Comparing East Asian Tigers and the Sub-Saharan African Couuntries


Michael Nyamute

Read here full article in Published in East African Standard

Divergent development paths charted by the so-called Tiger economies of South-East Asia and Sub-Saharan Africa over the past 50 years have been a subject of much analysis.

The two regions were more or less at the same level of development in the early 1960s. During decolonisation in the 1950s and 1960s, many nations in Asia (particularly South East Asia) and Sub-Saharan Africa were based on subsistence and underdeveloped agrarian economies.

Today, however, many South-East Asian countries have export-oriented manufacturing industries and commercialised agriculture, while -Saharan Africa countries are still steeped in subsistence agriculture, with tiny non-competitive industrial sectors. The reasons for this are many and varied.

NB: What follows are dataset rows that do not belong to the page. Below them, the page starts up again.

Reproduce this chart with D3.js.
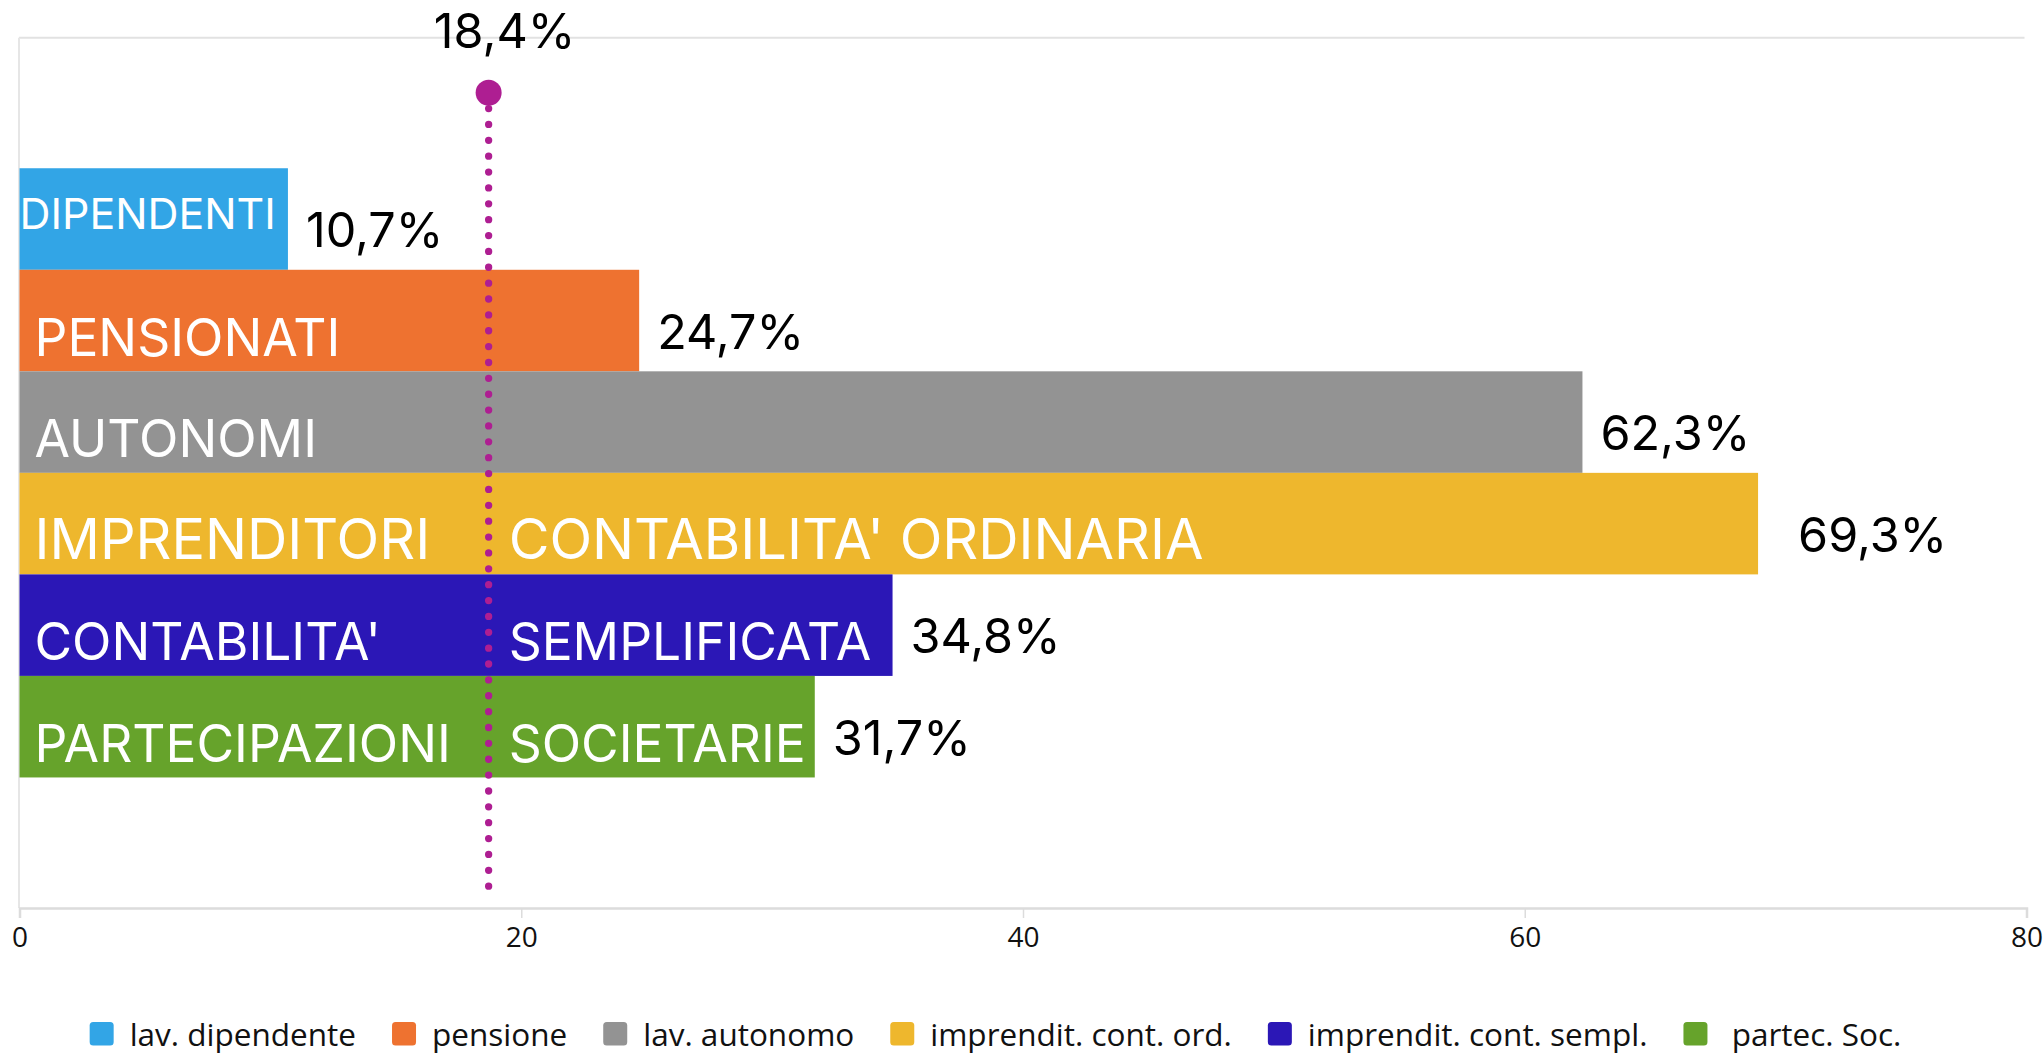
<!DOCTYPE html>
<html><head><meta charset="utf-8">
<script src="https://cdn.jsdelivr.net/npm/d3@7"></script>
<style>
html,body{margin:0;padding:0;background:#fff;}
svg{display:block;}
</style></head>
<body>
<svg id="chart" width="2043" height="1054"></svg>
<script>
// ---- data ----
const categories = ["lav. dipendente","pensione","lav. autonomo","imprendit. cont. ord.","imprendit. cont. sempl."," partec. Soc."];
const values = [10.7, 24.7, 62.3, 69.3, 34.8, 31.7];
const valueLabels = ["10,7%","24,7%","62,3%","69,3%","34,8%","31,7%"];
const barLabelsLeft = ["DIPENDENTI","PENSIONATI","AUTONOMI","IMPRENDITORI","CONTABILITA'","PARTECIPAZIONI"];
const barLabelsRight = ["","","","CONTABILITA' ORDINARIA","SEMPLIFICATA","SOCIETARIE"];
const colors = ["#32A5E6","#EE7230","#939393","#EEB72D","#2B17B6","#66A32B"];
const avgPosition = 18.7;      // where the average marker sits in the picture
const avgLabel = "18,4%";
const avgColor = "#AE1E92";
const xTicks = [0, 20, 40, 60, 80];
const xDomain = [0, 80];

// ---- style ----
const baseFont = 51.5;
const highlightRow = 3;            // the yellow row is drawn with larger labels
const highlightFont = 55.8;
const valueGap = 18, highlightValueGap = 40;

// ---- layout ----
const svg = d3.select("#chart");
const L = 19.5, R = 2026.5, T = 37.7, B = 908;

const x = d3.scaleLinear().domain(xDomain).range([L, R]);
const y = d3.scaleBand().domain(d3.range(categories.length)).range([T, B])
  .paddingInner(0).paddingOuter(1.2857);

// frame lines
svg.append("line").attr("x1", L - 0.5).attr("x2", R - 2).attr("y1", T).attr("y2", T)
  .attr("stroke", "#e2e2e2").attr("stroke-width", 2);
svg.append("line").attr("x1", L - 0.5).attr("x2", L - 0.5).attr("y1", T).attr("y2", B)
  .attr("stroke", "#e6e6e6").attr("stroke-width", 2);

// x axis
const axis = d3.axisBottom(x).tickValues(xTicks).tickSize(10).tickPadding(9).tickFormat(d3.format("d"));
const gx = svg.append("g").attr("transform", `translate(0,${B})`).call(axis);
gx.select(".domain").attr("stroke", "#dcdcdc").attr("stroke-width", 2.5);
gx.selectAll(".tick line").attr("stroke", "#dcdcdc").attr("stroke-width", 1.5);
gx.selectAll(".tick text").attr("font-family", "'Open Sans', sans-serif").attr("font-size", 28).attr("fill", "#111");

// bars
const rows = values.map((v, i) => ({v, i}));
svg.append("g").selectAll("rect").data(rows).join("rect")
  .attr("x", x(0)).attr("y", d => y(d.i))
  .attr("width", d => x(d.v) - x(0)).attr("height", y.bandwidth())
  .attr("fill", d => colors[d.i]);

// bar labels
const gl = svg.append("g").attr("font-family", "Inter, sans-serif").attr("fill", "#fff");
rows.forEach(d => {
  const cy = y(d.i) + y.bandwidth() / 2;
  const fs0 = d.i === highlightRow ? highlightFont : baseFont;
  const t = gl.append("text").attr("x", x(0) + 15).attr("y", cy + 35)
    .attr("font-size", fs0).text(barLabelsLeft[d.i]);
  const w = t.node().getComputedTextLength();
  const avail = x(d.v) - x(0) - 12;
  if (barLabelsRight[d.i] === "" && w + 15 > avail) {
    const fs = fs0 * avail / w;
    t.attr("font-size", fs).attr("x", x(0)).attr("y", cy + 10);
  }
  if (barLabelsRight[d.i]) {
    gl.append("text").attr("x", x(avgPosition) + 20).attr("y", cy + 35)
      .attr("font-size", fs0).text(barLabelsRight[d.i]);
  }
});

// value labels
svg.append("g").selectAll("text").data(rows).join("text")
  .attr("x", d => x(d.v) + (d.i === highlightRow ? highlightValueGap : valueGap))
  .attr("y", d => y(d.i) + y.bandwidth() / 2 + 28)
  .attr("font-family", "Inter, sans-serif").attr("font-size", 48.5).attr("fill", "#000")
  .text(d => valueLabels[d.i]);

// average marker
const ax = x(avgPosition);
svg.append("line").attr("x1", ax).attr("x2", ax).attr("y1", 92.7).attr("y2", 892)
  .attr("stroke", avgColor).attr("stroke-width", 7.3)
  .attr("stroke-linecap", "round").attr("stroke-dasharray", "0 15.87");
svg.append("circle").attr("cx", ax).attr("cy", 92.7).attr("r", 13).attr("fill", avgColor);
svg.append("text").attr("x", ax + 16).attr("y", 48.3).attr("text-anchor", "middle")
  .attr("font-family", "Inter, sans-serif").attr("font-size", 48.5).attr("fill", "#000")
  .text(avgLabel);

// legend
const lg = svg.append("g").attr("font-family", "'Open Sans', sans-serif").attr("font-size", 31.5).attr("fill", "#111");
let cx = 0;
categories.forEach((c, i) => {
  const g = lg.append("g");
  g.append("rect").attr("x", cx).attr("y", 1022).attr("width", 24).attr("height", 23.5)
    .attr("rx", 3.5).attr("fill", colors[i]);
  const t = g.append("text").attr("x", cx + 40).attr("y", 1045.7)
    .style("white-space", "pre").text(c);
  const w = t.node().getComputedTextLength();
  cx = cx + 40 + w + 36;
});
const totalW = cx - 36;
lg.attr("transform", `translate(${995.5 - totalW / 2},0)`);
</script>
</body></html>
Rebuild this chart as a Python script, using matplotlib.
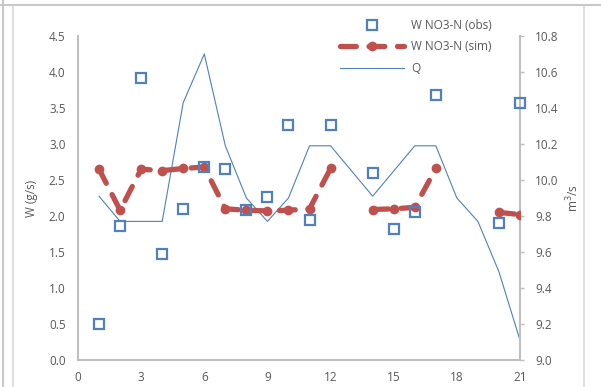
import numpy as np
import matplotlib
matplotlib.use("Agg")
import matplotlib.pyplot as plt
from matplotlib.lines import Line2D

# ---- data ----
x = list(range(1, 22))
obs = [0.50, 1.86, 3.92, 1.47, 2.10, 2.68, 2.65, 2.08, 2.26, 3.27, 1.95, 3.26,
       np.nan, 2.60, 1.82, 2.05, 3.68, np.nan, np.nan, 1.90, 3.57]
sim = [2.65, 2.08, 2.65, 2.63, 2.66, 2.68, 2.10, 2.08, 2.07, 2.08, 2.10, 2.66,
       np.nan, 2.09, 2.10, 2.12, 2.66, np.nan, np.nan, 2.05, 2.02]
q = [9.91, 9.77, 9.77, 9.77, 10.43, 10.70, 10.19, 9.90, 9.77, 9.90, 10.19, 10.19,
     10.05, 9.91, 10.05, 10.19, 10.19, 9.90, 9.77, 9.49, 9.11]
labels = ["W NO3-N (obs)", "W NO3-N (sim)", "Q"]
xticks = [0, 3, 6, 9, 12, 15, 18, 21]
yticks_left = [0.0, 0.5, 1.0, 1.5, 2.0, 2.5, 3.0, 3.5, 4.0, 4.5]
yticks_right = [9.0, 9.2, 9.4, 9.6, 9.8, 10.0, 10.2, 10.4, 10.6, 10.8]

FONT = "Open Sans"
FS = 8.5
TC = "#595959"
SPC = "#BFBFBF"
BLUE = "#4F81BD"
RED = "#C0504D"

plt.rcParams['font.family'] = [FONT, 'DejaVu Sans']

fig = plt.figure(figsize=(6.01, 3.87), dpi=100)
W, H = 601, 387
ax = fig.add_axes([78 / W, 1 - 360 / H, (520 - 78) / W, (360 - 36) / H])
ax2 = ax.twinx()

# Q line on secondary axis
lq, = ax2.plot(x, q, color=BLUE, lw=0.8, zorder=2)
# sim
ls, = ax.plot(x, sim, color=RED, lw=3.8, dashes=(3.0, 2.4), marker='o',
              markersize=7, markeredgewidth=0,
              dash_capstyle='round', zorder=3)
# obs
lo, = ax.plot(x, obs, linestyle='none', marker='s', markersize=7,
              markerfacecolor='none', markeredgecolor=BLUE, markeredgewidth=1.6,
              zorder=4, clip_on=False)

ax.set_xlim(0, 21)
ax.set_ylim(0, 4.5)
ax2.set_ylim(9.0, 10.8)
ax.set_xticks(xticks)
ax.set_yticks(yticks_left)
ax2.set_yticks(yticks_right)
ax.set_xticklabels([str(t) for t in xticks])
ax.set_yticklabels([f"{t:.1f}" for t in yticks_left])
ax2.set_yticklabels([f"{t:.1f}" for t in yticks_right])

ax.set_zorder(ax2.get_zorder() + 1)
ax.patch.set_visible(False)

for a in (ax, ax2):
    a.spines['top'].set_visible(False)
    a.tick_params(labelsize=FS, labelcolor=TC, colors=SPC)
ax.spines['left'].set_color(SPC)
ax.spines['bottom'].set_color(SPC)
ax.spines['right'].set_visible(False)
ax2.spines['left'].set_visible(False)
ax2.spines['bottom'].set_visible(False)
ax2.spines['right'].set_color(SPC)
for a in (ax, ax2):
    for s in a.spines.values():
        s.set_linewidth(1.5)

ax.tick_params(axis='y', length=0, pad=9)
ax.tick_params(axis='x', length=0, pad=8)
ax2.tick_params(axis='y', length=3, width=1, pad=8, direction='out')

ax.set_ylabel("W (g/s)", fontsize=FS, color=TC, labelpad=8)
ax2.set_ylabel("m$^3$/s", fontsize=FS, color=TC, labelpad=4)

fig.legend([lo, ls, lq], labels, loc='upper left',
           bbox_to_anchor=(340 / W, 1 - 19 / H), frameon=False,
           fontsize=FS, labelcolor=TC, borderpad=0, borderaxespad=0,
           handlelength=5.4, handletextpad=0.6, labelspacing=0.72,
           numpoints=1)

# chart frame lines
frame_c = "#D9D9D9"
fig.add_artist(Line2D([3 / W, 3 / W], [0, 1], transform=fig.transFigure, color="#C8C8C8", lw=1.5))
fig.add_artist(Line2D([13 / W, 13 / W], [0, 1 - 5 / H], transform=fig.transFigure, color=frame_c, lw=1.2))
fig.add_artist(Line2D([584 / W, 584 / W], [0, 1 - 5 / H], transform=fig.transFigure, color=frame_c, lw=1.2))
fig.add_artist(Line2D([0, 1], [1 - 5 / H, 1 - 5 / H], transform=fig.transFigure, color="#C8C8C8", lw=1.5))

fig.savefig("out.png", dpi=100)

The Netherlands government is funding a five-year research project to examine the divergence and hopes to come up with recommendations that can inform development cooperation policies.

Even as the project gets underway, it would be good to examine some of the reasons for the divergence in economic development between the two regions.

In comparing the experience of South-East Asian economies (Tiger Economies) and Sub-Saharan Africa over the past 40 to 50 years, one needs to ask the salient question: What did the Tiger economies do differently?

It was certainly not better political systems!

Some countries were more autocratic and dictatorial than many in Sub-Saharan Africa! And it was not resource endowments.

Clear vision

So what was different?

Five issues may explain.

First, Singapore, South Korea, Hong Kong, Taiwan, Malaysia, Thailand, Indonesia and Philippines surged ahead of Sub-Saharan Africa countries because of clarity of purpose and direction.

The leaders clearly defined the mission and vision around which they rallied the people. Lee Kwan Yew did it in Singapore and Mahathir Mohamed in Malaysia.

In addition, the leaders did not stop at articulating a clear mission and vision.

They walked the talk.

Implementing plans has always been the undoing of most African governments, Kenya included. A government has to make a case with a clear direction and then rally people around it.

Changed status quo

Further, the leaders and the people made it clear that they were fed up with being labelled Third World. Getting dissatisfied with the status quo plays a major role in firing up a people to improve their lot.

Second, the Asian Tiger economies realised that to make headway, they had to fix the basics, including infrastructure.

No economy can go far without the necessary physical infrastructure (transport and communication) and institutional infrastructure (policy frameworks, legal and judicial systems, law and order). Good policies and rules are necessary, but not enough: They must also be enforced efficiently and honestly.


Third, availability of manpower and labour production is crucial. A country cannot develop without adequate and relevant human skills. And education is key to developing necessary manpower.

However, education must not only be accessible to a wide population, but also be relevant to the needs of the economy. They singled out education as a means of improving productivity.

But emphasis was placed on universal elementary and compulsory high school education. Money was also spent on improving college and university system. Korea is a case in point.

Rapid expansion of basic education and decline of inequality contributed to its ability to achieve sustained and broad-based growth with income distribution maintained at an acceptable level.

The challenge for Sub-Saharan Africa is to switch from low wages to rising labour productivity as a source of comparative advantage. This means developing an educated workforce, quality technical skills and efficient infrastructure to lower transaction costs.

Work ethic

Fourth, is the question of discipline and work ethics. A disciplined and hard-working population translates into higher productivity.

Discipline translates into respect for law and order and respect for public and private property. A rowdy culture cannot take a country far. A first class road network will still grind to a halt due to bad driving habits.

There is a lot to learn from Singapore where even chewing and throwing gum on the street is an offence.

Finally, agriculture has a crucial role in economic development.

The Asian tigers modernised and mechanised agriculture and hunger and food shortages ceased being problems.

The governments then devoted their energies to industrial and service sectors.

What challenges do the two regions face in this new millennium?

  1. low wages will cease to be a significant source of comparative advantage and countries must focus on improving labour productivity.

  2. good governance and strong institutions will become crucial.

  3. the world economy is shifting from manufacturing to services. Countries must seize the new opportunities.

  4. a free Press must be nurtured.

To fulfill the role, it should be free from covert and overt censorship and fear.